With all the evangelical zeal of an Elmer Gantry plugging atheism, Dr. Richard Dawkins is one of the atheist culture's most enduring superstars, having become successfully ensconced in the larger global culture as the poster child for disbelief. He has taken his skeptic's road show around Western civilization speaking circuits, published best selling books on what he calls the "God Delusion" articulating with his richly erudite delivery his rationalization for the non existence of God on the basis of the sacred reality of science.
It is funny, however, when you realize that Dawkins' diatribes only seem to work and find traction in Judeo-Christian social settings. When the good doctor was asked about how Islamic views of theism in the Koran stack up to his airtight fortress of intellectual atheistic impregnability, he became curiously quite silent.

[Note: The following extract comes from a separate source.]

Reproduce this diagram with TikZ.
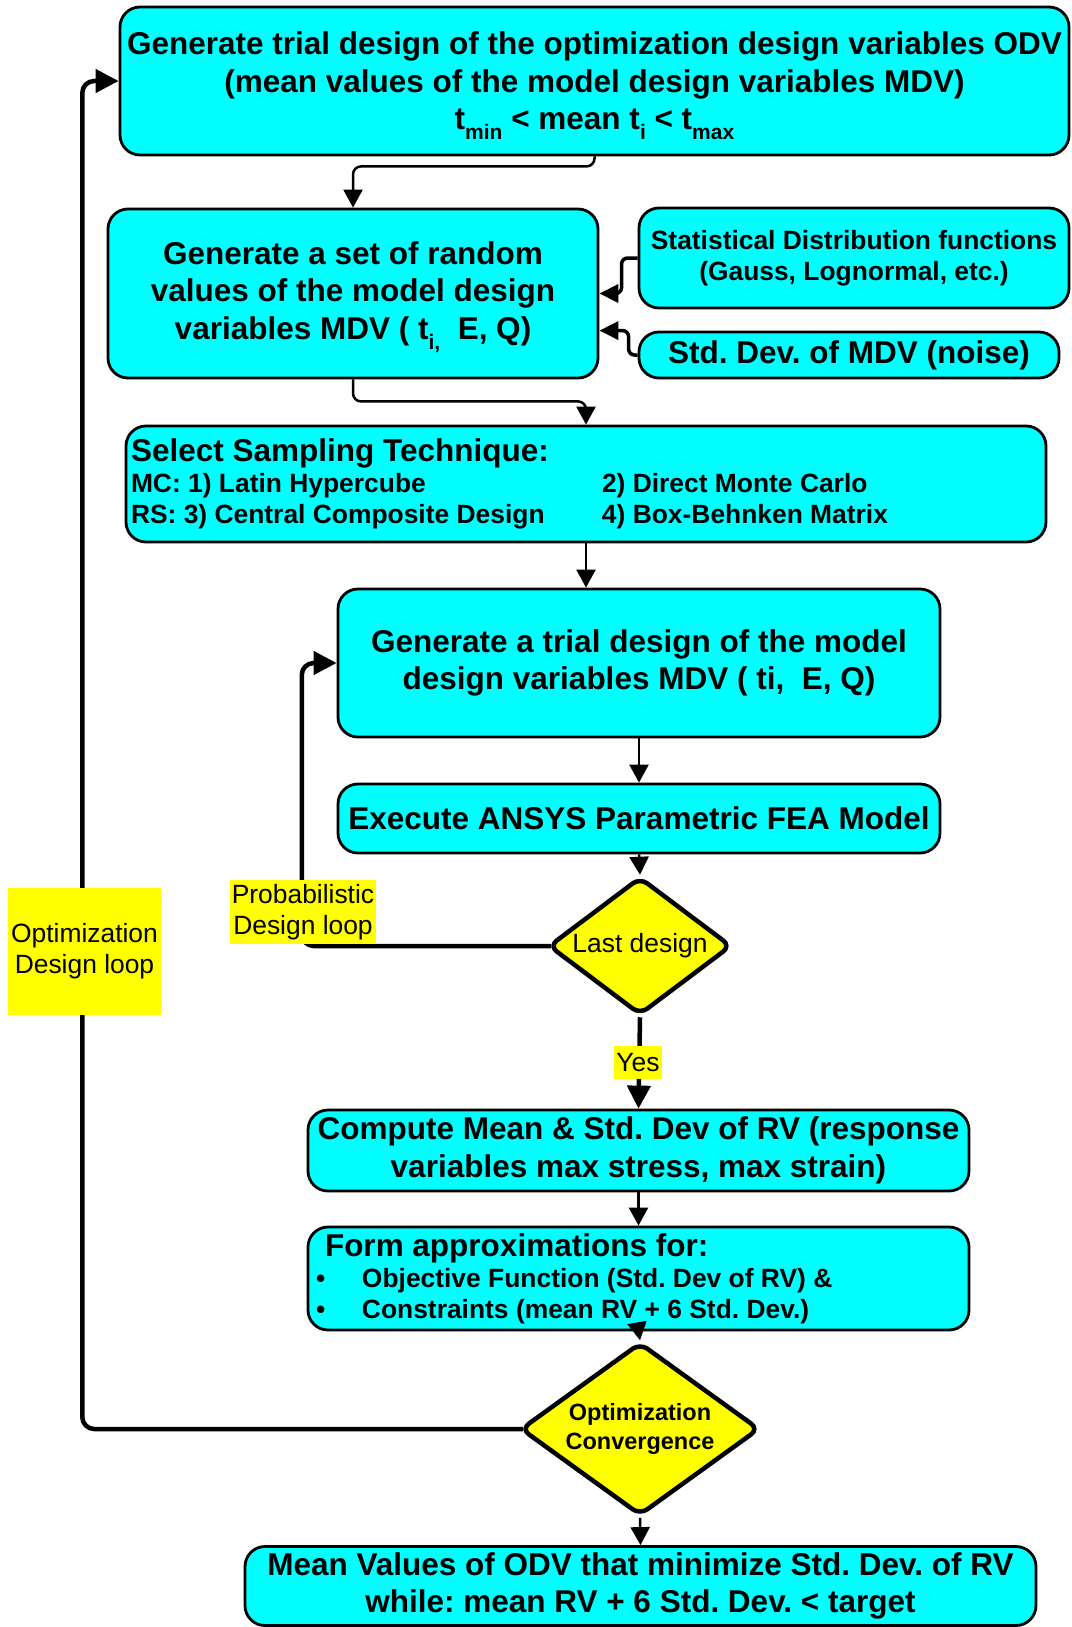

Douglas Murray on why Richard Dawkins is so quick to indict the God of the Bible but goes quiet when asked about the God of the Koran..
In a recent Al-Jazeerah interview, Richard Dawkins was asked his views on God. He argued that the god of "the Old Testament" is "hideous" and "a monster", and reiterated his claim from The God Delusion that the God of the Torah is the most unpleasant character "in fiction". Asked if he thought the same of the God of the Koran, Dawkins ducked the question, saying: "Well, um, the God of the Koran I don't know so much about."
How can it be that the world's most fearless atheist, celebrated for his strident opinions on the Christian and Jewish Gods, could profess to know so little about the God of the Koran? Has he not had the time? Or is Professor Dawkins simply demonstrating that most crucial trait of his species: survival instinct.
Yep. Oh wait, there's more:
Listeners to BBC Radio 4's Today programme on Tuesday may have been left open-mouthed as the Reverend Giles Fraser, former Canon of St Paul's Cathedral, wiped the floor with devout secularist Richard Dawkins.
The pair clashed over a poll commissioned by Professor Dawkins designed to show that since most Britons had not read the Bible thoroughly in the last year or that they were unaware of details of the New Testament, this meant that Britain could not be designated a Christian country.
Far be it from us to crow on the matter but it would seem a delicious irony that Dr Fraser, who is of Jewish extraction, stopped Prof Dawkins in his tracks by challenging him to give the full title of Darwin's Origin of Species. He couldn't. Game, set and match to religion.